# Snowmobiles on Berthoud



## dograft83 (Jun 16, 2008)

Sleds can be on the west side of the pass. No they can not start at the pull over they have to start out by the mine and take one very nasty trail up there. That is why you will very seldom see sleds up there. You should have told them to go down to rollins pass that is a funn area not to far away. But nice job making them back down


----------



## Pinner (Jan 29, 2004)

On the westside? Not within several miles of the highway they can't.

Every now and then someone will stray from the forest trails by Vasquez over the top of the ridge and into Second Creek, but to climb up from US40? That's just inane. And very illlegal. 

If you ever see this going on, please get a registration or license plate number (or better yet a photo including the number) and forward it on to me at fobp_infoATyahoo.com and we'll notify the appropriate authorities.
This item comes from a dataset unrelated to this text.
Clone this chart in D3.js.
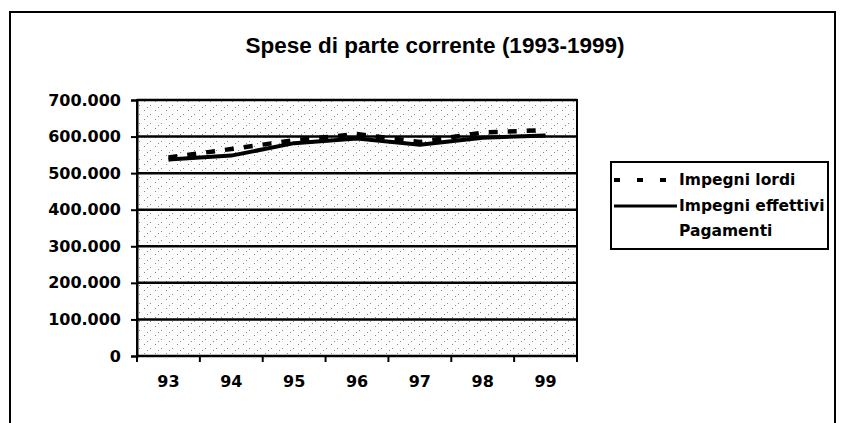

Also, to clarify: there is limited snowmobile access allowed for Qwest and certain govt agencies to climb the road to the top of Mines Peak to service the towers up there. They aren't allowed to roar up the ski run from the parking lot, even though they sometimes do.


----------



## widewhale (May 28, 2007)

Shoot first, ask where they're from later.


----------



## Geezer (Oct 14, 2003)

Fuckers!


----------